Quotes about Prayer
Spiritual direction as Henri understood it can be defined as a relationship initiated by a spiritual seeker who finds a mature person of faith willing to pray and respond with wisdom and understanding to his or her questions about how to live spiritually in a world of ambiguity and distraction.
— Henri Nouwen
I have chosen icons because they are created for the sole purpose of offering access, through the gate of the visible, to the mystery of the invisible. Icons are painted to lead us into the inner room of prayer and bring us close to the heart of God.
— Henri Nouwen
The Russian mystics describe prayer as descending with the mind into the heart and standing there in the presence of God. Prayer takes place where heart speaks to heart, that is, where the heart of God is united with the heart that prays.

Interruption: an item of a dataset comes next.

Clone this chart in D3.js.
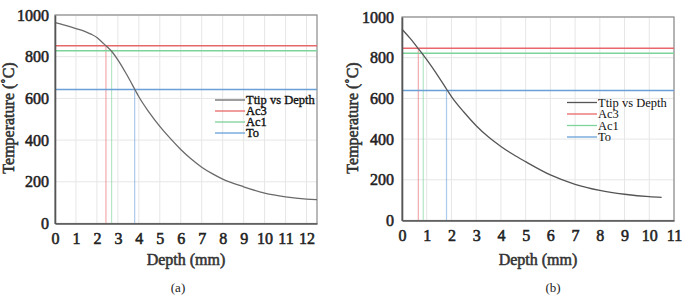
<!DOCTYPE html>
<html>
<head>
<meta charset="utf-8">
<script src="https://cdn.jsdelivr.net/npm/d3@7/dist/d3.min.js"></script>
<style>
  body { margin: 0; background: #fff; }
  text { font-family: "Liberation Serif", "Times New Roman", serif; font-weight: normal; }
</style>
</head>
<body>
<div id="chart"></div>
<script>
// panel (a) curve
var depthA = [0, 0.5, 1, 1.5, 1.75, 2, 2.2, 2.43, 2.7, 3, 3.4, 3.8, 4, 4.5, 5, 5.5, 6, 6.5, 7, 7.5, 8, 9, 10, 11, 12, 12.5];
var tempA  = [963, 950, 935, 918, 907, 892, 874, 853, 826, 785, 718, 645, 608, 532, 466, 408, 355, 309, 270, 239, 213, 176, 146, 128, 117, 114];
// panel (b) curve
var depthB = [0, 0.33, 0.67, 1, 1.5, 1.83, 2, 2.5, 3, 3.5, 4, 4.5, 5, 6, 7, 8, 9, 10, 10.5];
var tempB  = [940, 895, 843, 790, 702, 640, 609, 533, 466, 410, 364, 324, 289, 224, 178, 148, 129, 117, 114];

var seriesNames = ["Ttip vs Depth", "Ac3", "Ac1", "To"];
var seriesColors = ["#6a6a6a", "#e8686a", "#7dd39a", "#6a9fd8"];

// threshold temperatures and where the curve crosses them
var thrTempA = [852, 828, 643];
var thrDepthA = [2.43, 2.7, 3.8];
var thrTempB = [847, 822, 639];
var thrDepthB = [0.66, 0.86, 1.8];

var yTicks = [0, 200, 400, 600, 800, 1000];
var xTicksA = [0, 1, 2, 3, 4, 5, 6, 7, 8, 9, 10, 11, 12];
var xTicksB = [0, 1, 2, 3, 4, 5, 6, 7, 8, 9, 10, 11];

var svg = d3.select("#chart").append("svg")
    .attr("width", 685)
    .attr("height", 298)
    .style("background", "#fff");

// bold look: regular serif with a thin stroke
function boldish(sel, color) {
  sel.attr("fill", color).attr("stroke", color).attr("stroke-width", 0.55);
}

function drawPanel(p) {
  var x = d3.scaleLinear().domain([0, p.xMax]).range([p.left, p.right]);
  var y = d3.scaleLinear().domain([0, 1000]).range([p.bottom, p.top]);
  var g = svg.append("g");

  // grid
  g.selectAll(".vg").data(p.xTicks).enter().append("line")
    .attr("x1", d => x(d)).attr("x2", d => x(d))
    .attr("y1", p.top).attr("y2", p.bottom)
    .attr("stroke", "#e6e6e6").attr("stroke-width", 1);
  g.selectAll(".hg").data(yTicks).enter().append("line")
    .attr("x1", p.left).attr("x2", p.right)
    .attr("y1", d => y(d)).attr("y2", d => y(d))
    .attr("stroke", "#e6e6e6").attr("stroke-width", 1);

  // frame
  g.append("rect")
    .attr("x", p.left).attr("y", p.top)
    .attr("width", p.right - p.left).attr("height", p.bottom - p.top)
    .attr("fill", "none").attr("stroke", "#8a8a8a").attr("stroke-width", 1.2);

  // threshold lines
  p.thrTemp.forEach(function(t, i) {
    g.append("line")
      .attr("x1", p.left).attr("x2", p.right)
      .attr("y1", y(t)).attr("y2", y(t))
      .attr("stroke", seriesColors[i + 1]).attr("stroke-width", 1.5);
    g.append("line")
      .attr("x1", x(p.thrDepth[i])).attr("x2", x(p.thrDepth[i]))
      .attr("y1", y(t)).attr("y2", p.bottom)
      .attr("stroke", seriesColors[i + 1]).attr("stroke-width", 1.2)
      .attr("opacity", 0.55);
  });

  // curve
  var line = d3.line().x(d => x(d[0])).y(d => y(d[1])).curve(d3.curveMonotoneX);
  g.append("path")
    .datum(p.depth.map((d, i) => [d, p.temp[i]]))
    .attr("d", line)
    .attr("fill", "none")
    .attr("stroke", p.curveColor)
    .attr("stroke-width", 1.3);

  // axes
  var xAxis = g.append("g")
    .attr("transform", "translate(0," + p.bottom + ")")
    .call(d3.axisBottom(x).tickValues(p.xTicks).tickFormat(d3.format("d")).tickSize(0).tickPadding(9));
  var yAxis = g.append("g")
    .attr("transform", "translate(" + p.left + ",0)")
    .call(d3.axisLeft(y).tickValues(yTicks).tickFormat(d3.format("d")).tickSize(0).tickPadding(p.yPad));
  [xAxis, yAxis].forEach(function(a) {
    a.attr("font-family", null).attr("font-size", null);
    a.select(".domain").attr("stroke", "#555").attr("stroke-width", 1.6);
    a.selectAll("text").style("font-size", "16px").call(boldish, "#222");
  });

  // axis titles
  g.append("text")
    .attr("x", (p.left + p.right) / 2).attr("y", 265)
    .attr("text-anchor", "middle")
    .style("font-size", "16px")
    .call(boldish, "#333")
    .text("Depth (mm)");
  g.append("text")
    .attr("transform", "translate(" + p.yTitleX + ",118) rotate(-90)")
    .attr("text-anchor", "middle")
    .style("font-size", "16px")
    .call(boldish, "#333")
    .text("Temperature (˚C)");

  // panel label
  g.append("text")
    .attr("x", p.labelX).attr("y", 292)
    .attr("text-anchor", "middle")
    .style("font-size", "13px").attr("fill", "#222")
    .text(p.label);

  // legend
  var leg = g.append("g").attr("transform", "translate(" + p.legX + "," + p.legY + ")");
  seriesNames.forEach(function(n, i) {
    leg.append("line")
      .attr("x1", 0).attr("x2", 30)
      .attr("y1", i * p.legStep).attr("y2", i * p.legStep)
      .attr("stroke", i === 0 ? p.curveColor : seriesColors[i]).attr("stroke-width", 1.3);
    leg.append("text")
      .attr("x", 31).attr("y", i * p.legStep + 4)
      .style("font-size", "12.5px")
      .call(boldish, "#111").attr("stroke-width", p.legBold)
      .text(n);
  });
}

drawPanel({
  left: 55, right: 317, top: 15, bottom: 223.5, xMax: 12.5,
  xTicks: xTicksA, depth: depthA, temp: tempA,
  thrTemp: thrTempA, thrDepth: thrDepthA,
  curveColor: "#6a6a6a", yPad: 6, yTitleX: 14,
  label: "(a)", labelX: 178,
  legX: 215, legY: 100, legStep: 11, legBold: 0.35
});

drawPanel({
  left: 402, right: 674, top: 17, bottom: 220.5, xMax: 11,
  xTicks: xTicksB, depth: depthB, temp: tempB,
  thrTemp: thrTempB, thrDepth: thrDepthB,
  curveColor: "#555", yPad: 8, yTitleX: 358,
  label: "(b)", labelX: 553,
  legX: 567, legY: 102.5, legStep: 11.5, legBold: 0
});
</script>
</body>
</html>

Thus knowing God becomes loving God, just as being known by God is being loved by God.
— Henri Nouwen
"Praying at all times" has come to mean "dwelling in the house of God all the days of our lives."
— Henri Nouwen
This is why praying demands poverty, that is, the readiness to live a life in which you have nothing to lose so that you can always begin afresh. Whenever you willingly choose this poverty you make yourself vulnerable, but you also become free to see the world and to let the world show itself in its true form. You have no need to defend yourself. You can proclaim loudly what you know through your intimate contact with God, who is the source of all life.
— Henri Nouwen
When we no longer pray, no longer listen to the voice of love that speaks to us in the moment, our lives become absurd lives in which we are thrown back and forth between the past and the future. If we could just be, for a few minutes each day, fully where we are, we would indeed discover that we are not alone and that the One who is with us wants only one thing: to give us love
— Henri Nouwen
Spiritual formation is not about steps or stages on the way to perfection. It's about the movements from the mind to the heart through prayer in its many forms that reunite us with God, each other, and our truest selves.
— Henri Nouwen
To pray, that is, to listen to the voice of the One who calls us the beloved, is to learn that that voice excludes no one. Where I dwell, God dwells with me and where God dwells with me I find all my sisters and brothers. And so intimacy with God and solidarity with all people are two aspects of dwelling in the present moment that can never be separated.
— Henri Nouwen
This pattern of discerning God's hidden presence involves at least four spiritual practices: 1) interpreting scripture, or theological reflection 2) staying, sometimes called abiding or remaining in prayer 3) breaking bread, or recognizing the presence of Christ in the Eucharist 4) remembering Jesus, or the 'burning heart' experience. These components form a biblically grounded and traditionally understood practice of discerning the divine presence in daily life.
— Henri Nouwen
You may have confidence in the Lord's service. The Savior will help you do what He has called you to do, be it for a time as a worker in the Church or forever as a parent. You may pray for help enough to do the work and know that it will come.
— Henry B. Eyring
If God wants to give you more than you are asking, would you rather have what you are asking or what God wants to give?
— Henry Blackaby
The Father said no, despite the unfathomable love He had for His Son, because He knew He could not spare His Son and save a world. Likewise, the Lord cannot always spare you and your family and complete His redemptive work in those around you. Are you willing for God to deny your pleadings? Will you intercede with the Father so deeply and intimately that even in the midst of your tears you are able to say, "Nevertheless, not my will but thine be done"?